# Help Finding a Limit

• Sep 19th 2013, 10:31 PM
IdentityProblem
Help Finding a Limit
lim as x --> 1 of
(x^(1/3) - 1) / (x^(1/2) - 1)

The answer is supposed to be 2/3.

I tried to use conjugates, but I still end up with a 0 in the denominator.

Could someone work through it?
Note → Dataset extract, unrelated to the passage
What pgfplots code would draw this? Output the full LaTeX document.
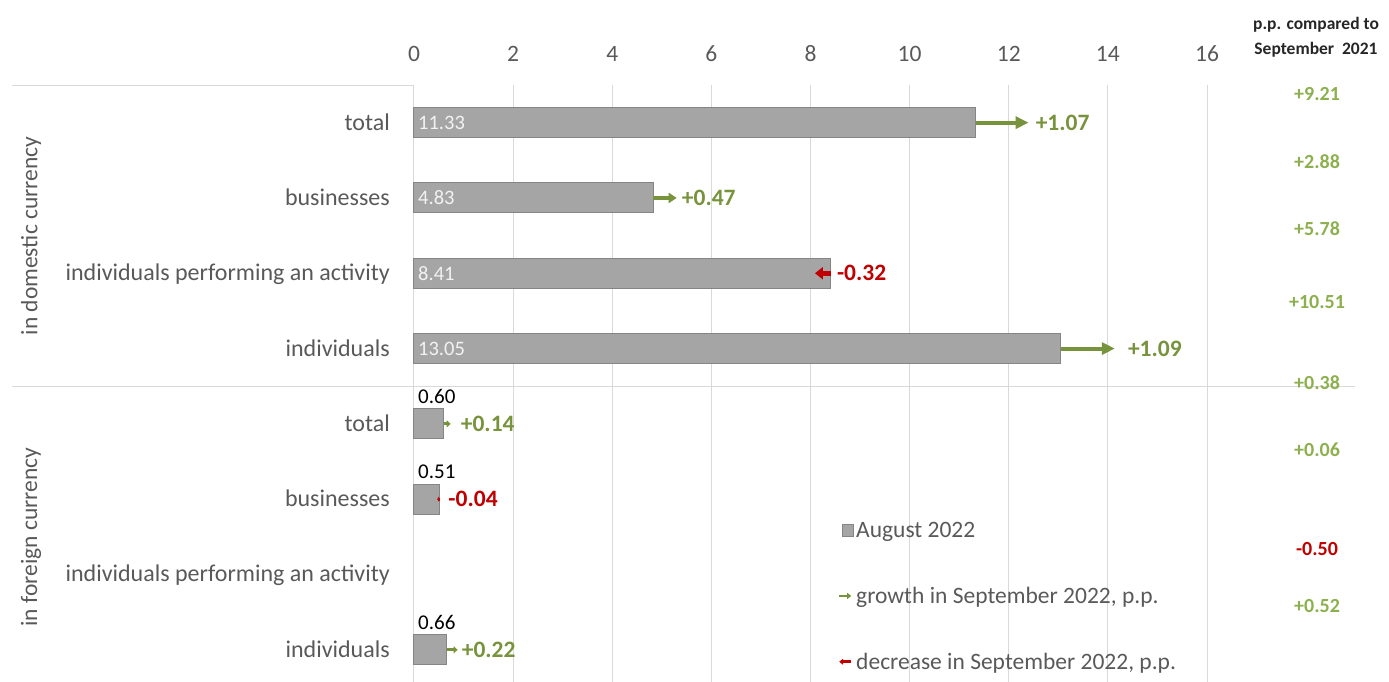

Thanks!
• Sep 19th 2013, 10:47 PM
ibdutt
Re: Help Finding a Limit
• Sep 19th 2013, 10:48 PM
Cesc1
Re: Help Finding a Limit
Notice that you can express that as

lim as x--->1 of
f(x)/g(x)

where f(x)= x^(1/3)-1, and g(x)=x^(1/2)-1

Since both limits approach to 0, you can use L'Hopital's rule:

lim as x---> c of

f(x)/g(x)= lim as x-->c of

f'(x)/g'(x)
• Sep 20th 2013, 04:37 PM
Soroban
Re: Help Finding a Limit
Hello, IdentityProblem!

Quote:

$\lim_{x\to1}\frac{x^{\frac{1}{3}} - 1}{x^{\frac{1}{2}} - 1}$

The conjugate of $(x^{\frac{1}{2}}-1)$ is $(x^{\frac{1}{2}}+1)$

The conjugate of $(x^{\frac{1}{3}}-1)$ is $(x^{\frac{2}{3}}+x^{\frac{1}{3}} + 1)$

Now try it again . . .
• Sep 21st 2013, 02:31 PM
IdentityProblem
Re: Help Finding a Limit
Thank you, Soroban!

That raises a new question: how do you find a conjugate from scratch?
• Sep 21st 2013, 03:03 PM
FelixFelicis28
Re: Help Finding a Limit
Quote:

Originally Posted by IdentityProblem
Thank you, Soroban!

That raises a new question: how do you find a conjugate from scratch?

I'm not exactly sure what you mean as a conjugate in this sense, but if you're asking how Soroban found the conjugate of $x^{\frac{1}{3}} - 1$ (what I'm going to presume is an expression $y$ such that $(x^{\frac{1}{3}} - 1) y = x - 1$) then this is a useful trick to have in mind:

$x^n - y^n = (x-y)(x^{n-1} + x^{n-2} y + \cdots + x y^{n-2} + y^{n-1}) \\ \implies x - 1 = (x-y) (x^{n-1} + x^{n-2} y + \cdots + xy^{n-2} + y^{n-1}) \bigg|_{n = 3, \ x\mapsto x^{\frac{1}{3}}, \ y = 1$